Personal information
- Full name: Dean Samuel Coleman
- Date of birth: 18 September 1985 (age 39)
- Place of birth: Dudley, England
- Height: 6 ft 1 in (1.85 m)
- Position(s): Goalkeeper

Team information
- Current team: Halesowen Town
- Number: 1

Youth career
- 000?–2004: Walsall

Senior career*
- Years: Team / Apps / (Gls)
- 2004–2006: Walsall / 2 / (0)
- 2005–2006: → Halesowen Town (loan) / 53 / (0)
- 2006: Bromsgrove Rovers / 4 / (0)
- 2006–2007: Willenhall Town / 0 / (0)
- 2007–2010: Kidderminster Harriers / 36 / (0)
- 2010–: Halesowen Town / 12 / (0)
- Worcester City / 16 / (0)
- Halesowen Town / 0 / (0)

= Dean Coleman (footballer) =

English footballer (born 1985)

Dean Samuel Coleman (born 18 September 1985) is an English footballer who plays as a goalkeeper for Halesowen Town.

==Career==
===Walsall===
Born in Dudley, West Midlands, Coleman came up through the youth system at Football League club Walsall, playing in two first team games during the 2004–05 season and spending the 2005–06 season on loan at Halesowen Town, before being released by the club in May 2006.

===Bromsgrove Rovers===
He played for Bromsgrove Rovers during the 2006–07 season.

===Willenhall===
Also during the 2006–07 season he played for Willenhall Town.
Helping Willenhall to the Southern Football League Division One Midlands play-off Final in May 2007.

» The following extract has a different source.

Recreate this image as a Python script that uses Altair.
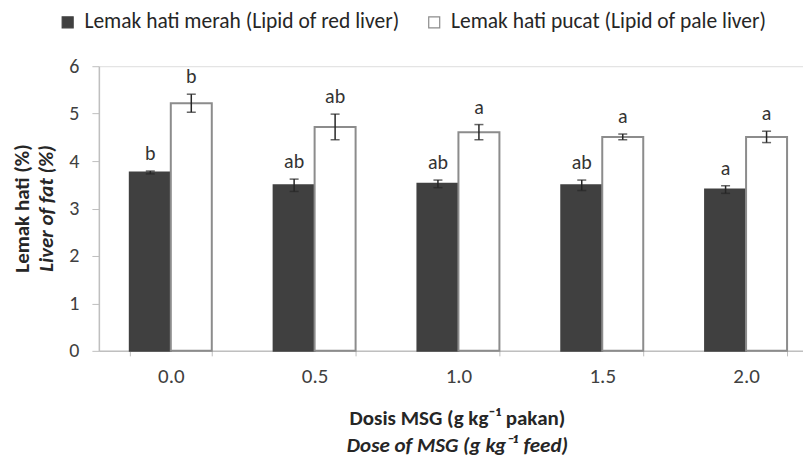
import altair as alt
import pandas as pd

doses = ["0.0", "0.5", "1.0", "1.5", "2.0"]
series_names = ["Lemak hati merah (Lipid of red liver)", "Lemak hati pucat (Lipid of pale liver)"]
red = [3.76, 3.49, 3.52, 3.49, 3.40]
red_err = [0.03, 0.13, 0.08, 0.11, 0.08]
pale = [5.22, 4.72, 4.61, 4.51, 4.51]
pale_err = [0.19, 0.27, 0.16, 0.06, 0.12]
red_letters = ["b", "ab", "ab", "ab", "a"]
pale_letters = ["b", "ab", "a", "a", "a"]
y_ticks = [0, 1, 2, 3, 4, 5, 6]
y_title = ["Lemak hati (%)", "Liver of fat (%)"]
x_title = ["Dosis MSG (g kg\u207b\u00b9 pakan)", "Dose of MSG (g kg\u207b\u00b9 feed)"]

FONT = "Carlito, 'Liberation Sans Narrow', 'Open Sans', sans-serif"

rows = []
for i, d in enumerate(doses):
    rows.append({"dose": d, "series": series_names[0], "val": red[i], "lo": red[i] - red_err[i],
                 "hi": red[i] + red_err[i], "letter": red_letters[i]})
    rows.append({"dose": d, "series": series_names[1], "val": pale[i], "lo": pale[i] - pale_err[i],
                 "hi": pale[i] + pale_err[i], "letter": pale_letters[i]})
df = pd.DataFrame(rows)

W, H = 705, 285

xs = alt.X("dose:N", sort=doses,
           scale=alt.Scale(range=[0, 720], paddingInner=0.43, paddingOuter=0.215),
           axis=alt.Axis(title=None, labelAngle=0, tickBand="extent"))
xoff = alt.XOffset("series:N", sort=series_names, scale=alt.Scale(paddingInner=0, paddingOuter=0))
yscale = alt.Scale(domain=[0, 6], nice=False)
yaxis = alt.Axis(title=None, values=y_ticks, grid=False)

base = alt.Chart(df)

bars = base.mark_bar(strokeWidth=2).encode(
    x=xs,
    xOffset=xoff,
    y=alt.Y("val:Q", scale=yscale, axis=yaxis),
    fill=alt.Fill("series:N", sort=series_names,
                  scale=alt.Scale(domain=series_names, range=["#404040", "#ffffff"]),
                  legend=alt.Legend(title=None, orient="none", legendX=-42, legendY=-55,
                                    direction="horizontal", symbolType="square", symbolSize=121,
                                    labelFontSize=21.5, labelFont=FONT, labelColor="#262626",
                                    labelLimit=500, columnPadding=24, labelOffset=6,
                                    symbolStrokeWidth=1.2)),
    stroke=alt.Stroke("series:N", sort=series_names,
                      scale=alt.Scale(domain=series_names, range=["#404040", "#8c8c8c"]),
                      legend=None),
)

err = base.mark_rule(color="#262626", strokeWidth=1.5).encode(
    x=xs, xOffset=xoff, y=alt.Y("lo:Q", scale=yscale, axis=yaxis), y2="hi:Q")
cap_hi = base.mark_tick(color="#262626", thickness=1.5, size=9).encode(
    x=xs, xOffset=xoff, y=alt.Y("hi:Q", scale=yscale, axis=yaxis))
cap_lo = base.mark_tick(color="#262626", thickness=1.5, size=9).encode(
    x=xs, xOffset=xoff, y=alt.Y("lo:Q", scale=yscale, axis=yaxis))

letters = base.mark_text(fontSize=20, font=FONT, color="#333333", baseline="bottom", dy=-7).encode(
    x=xs, xOffset=xoff, y=alt.Y("hi:Q", scale=yscale, axis=yaxis), text="letter:N")

yt = pd.DataFrame({"t": y_title})
ytitle1 = alt.Chart(yt.iloc[[0]]).mark_text(fontSize=21, font=FONT, fontWeight="bold", angle=270,
                                            color="#262626").encode(
    x=alt.value(-76), y=alt.value(H / 2), text="t:N")
ytitle2 = alt.Chart(yt.iloc[[1]]).mark_text(fontSize=21, font=FONT, fontWeight="bold", fontStyle="italic",
                                            angle=270, color="#262626").encode(
    x=alt.value(-52), y=alt.value(H / 2), text="t:N")

xt = pd.DataFrame({"t": x_title})
xtitle1 = alt.Chart(xt.iloc[[0]]).mark_text(fontSize=21, font=FONT, fontWeight="bold",
                                            color="#262626").encode(
    x=alt.value(359), y=alt.value(353), text="t:N")
xtitle2 = alt.Chart(xt.iloc[[1]]).mark_text(fontSize=21, font=FONT, fontWeight="bold", fontStyle="italic",
                                            color="#262626").encode(
    x=alt.value(359), y=alt.value(380), text="t:N")

chart = alt.layer(bars, err, cap_hi, cap_lo, letters, ytitle1, ytitle2, xtitle1, xtitle2).properties(
    width=W, height=H,
    autosize=alt.AutoSizeParams(type="none"),
    padding={"left": 91, "top": 58, "right": 0, "bottom": 107},
).configure_view(stroke=None).configure(background="white").configure_axis(
    labelFont=FONT, labelColor="#404040", tickColor="#bfbfbf", domainColor="#bfbfbf",
    domainWidth=1.5, grid=False
).configure_axisX(
    labelFontSize=21, labelPadding=10, tickSize=5
).configure_axisY(
    labelFontSize=20, labelPadding=13, tickSize=7
)

chart.save("out.html", embed_options={"renderer": "svg", "actions": False})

===Kidderminster Harriers===
 Coleman joined Conference National club Kidderminster Harriers in July 2007. He was used as a back-up to the club's other goalkeepers Scott Bevan and Chris Mackenzie during the 2007–08 season and signed a new one-year contract in May 2008.

===Halesowen Town===
In the 2010–11 season Coleman joined Halesowen Town in a part exchange deal with Kidderminster Harriers and has become a regular starter for the Yeltz, Starting every game so far. Dean left Halesowen but since rejoined in December 2012.